When the phone rings, and it’s a journalist on the line, what do you do? Don’t panic, as my favorite author Douglas Adams might have said.
There are a host of reasons why a journalist might contact you -- some good and some bad. But, whatever the reason, it can be a nerve-wracking experience, especially when you haven’t prepared for an interview with the press before.
No one expects you to be able to manage the media like Richard Branson, but there are a number of things you can do as a business owner to make sure that you are well prepared before you chat with a reporter. Keep these three tricks up your sleeve, and you’ll be a media pro in no time.
Reporters are great researchers and are adept at throwing curveball questions at you. Thankfully -- unless something catastrophic has happened -- their phone calls rarely come out of the blue. In most cases, they will email you to arrange a time to chat, so you’ll have some time to prepare.
For your own peace of mind, it’s a good idea to ask for the questions in advance, so that you can have the right information at your disposal. If you have a list of questions in front of you, you’re on the home straight. Write out some bullet-pointed answers so that you speak naturally, but avoid writing out statements or you’ll sound stilted.
Sometimes journalists would rather just provide you themes or topics they want to talk about, so they get a less rehearsed, more human interview. That’s fine; just sketch out some talking points in advance. Remember, the reporter chose you for your insight and experience, You’ll be fine.
During the interview, don’t be scared to ask a reporter to repeat a question or to clarify. You don’t want to be left answering something you think you heard, like singer/actress Demi Lovato when she described a mug as her favorite thing to eat. Crunchy.
You’re prepared and ready to talk to a journalist. This is an excellent opportunity to share interesting and new information about your company and mission, even your product, right? Well, not really. Journalists are usually interested in big picture stories, human interest angles, industry opinions and “against the odds” founder stories. But whatever the angle, they’re mostly likely not interested in giving you and your company a bunch of free publicity.
Although it’s tempting to bring every answer back to your great CRM solution, you should be more open to giving your opinion and talking about your industry at large. Journalists won’t use your interview if all you’re doing is blowing your own trumpet. That's incredibly frustrating for them.
It’s a great idea to swot up on the latest stories and the biggest news in your industry beforehand.
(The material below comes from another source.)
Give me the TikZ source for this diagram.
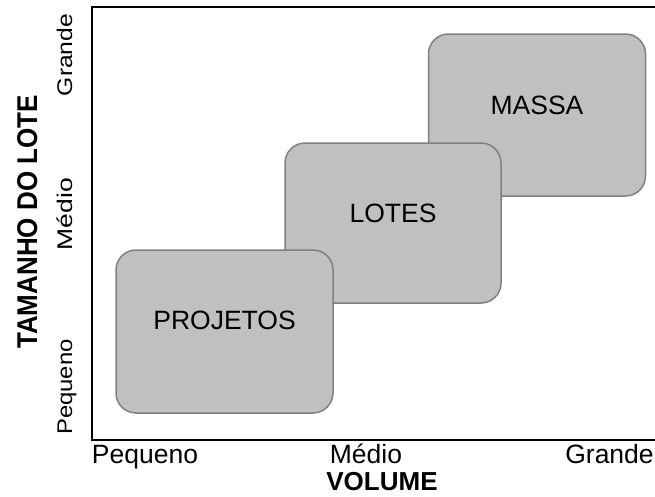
\documentclass[tikz,border=0pt]{standalone}
\usepackage{fontspec}
\setmainfont{Liberation Sans}
\definecolor{boxfill}{HTML}{C0C0C0}
\definecolor{boxline}{HTML}{808080}
\begin{document}
\begin{tikzpicture}[x=1pt,y=-1pt,
  blk/.style={draw=boxline,line width=1.5pt,fill=boxfill,rounded corners=20pt,
    minimum width=#1,inner sep=0pt},
  blk/.default=217pt,
  lbl/.style={font=\fontsize{26.5}{30}\selectfont,inner sep=0pt},
  tick/.style={font=\fontsize{26.5}{30}\selectfont,inner sep=0pt},
  ttl/.style={font=\fontsize{26}{30}\selectfont\bfseries,inner sep=0pt},
  frame/.style={line width=2pt,black}]
\useasboundingbox (0,0) rectangle (655,496);
% frame
\coordinate (tr) at (660,7);
\coordinate (tl) at (92,7);
\coordinate (bl) at (92,440);
\coordinate (br) at (660,440);
\draw[frame] (tr) -- (tl) -- (bl) -- (br);
% boxes
\node[blk, minimum height=162pt] (massa) at (537,115) {};
\node[lbl] (tmassa) at ([yshift=10pt]massa.center) {MASSA};
\node[blk, minimum width=216pt, minimum height=160pt] (lotes) at (393,223) {};
\node[lbl] (tlotes) at ([yshift=10pt]lotes.center) {LOTES};
\node[blk, minimum height=163pt] (proj) at (224.5,331.5) {};
\node[lbl] (tproj) at ([yshift=11pt]proj.center) {PROJETOS};
% x tick labels
\node[tick, anchor=base] (xp) at (145,463) {Pequeno};
\node[tick, anchor=base] (xm) at (366,463) {Médio};
\node[tick, anchor=base] (xg) at (609.5,463) {Grande};
\node[ttl, anchor=base] (xt) at (382,490.5) {VOLUME};
% y tick labels
\node[tick, rotate=90, anchor=base] (yp) at (72,387) {\scalebox{0.9}[0.8]{Pequeno}};
\node[tick, rotate=90, anchor=base] (ym) at (72,214) {\scalebox{1}[0.8]{Médio}};
\node[tick, rotate=90, anchor=base] (yg) at (72,55) {\scalebox{0.93}[0.8]{Grande}};
\node[ttl, rotate=90, anchor=base] (yt) at (37,222) {\scalebox{1}[1.1]{TAMANHO DO LOTE}};
\end{tikzpicture}
\end{document}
Look at stories on or from your competitors. If you’re not sure where to look, search using Google news, on industry vertical publications and even social media trending topics.
Also be sure to investigate what the journalist has written before. It will give you an idea of how the interview might go, give you insights into the types of stories he or she likes to write about or even similar people that he or she has interviewed.
It sounds like a lot of work, but you definitely want to avoid having a Gary Johnson-style Aleppo moment, which is when a reporter asks you about a well-known issue, and you have absolutely no idea what they are talking about.
Sadly, we’re not always lucky enough to be interviewed about our latest charity drives. Sometimes, a journalist has dug up something less savory.
While one of the most controlled ways of talking to the media about a problem is through a press release, we do occasionally have to bite the bullet and talk directly to a reporter. Prepare yourself beforehand by talking to a company lawyer or the team dealing with the issue at hand. You especially have to know what you cannot say.
If the answer to a question would drop you in hot water, the phrase “no comment” is fine, but lying is not -- and nor is denying publicly-known facts. After all, journalists uncover secrets for a living. Alternative facts really don’t exist.
Practice your responses in a series of quickfire roleplays. Have your partner try to anticipate the most difficult questions and make sure he or she is tough with you. Of course, the interview might turn out very differently, but you will get a feel for being put on the spot. This will help you control the nerves and be more calm when the time comes.
When you’re facing an interview, remember that a journalist is just there to tell a story. Whether you are a big part of the final article, or just a footnote, preparation is key. Stay honest, but don’t feel you have to answer every question. Keep it professional at all times, and the journalist will think you're an old hand.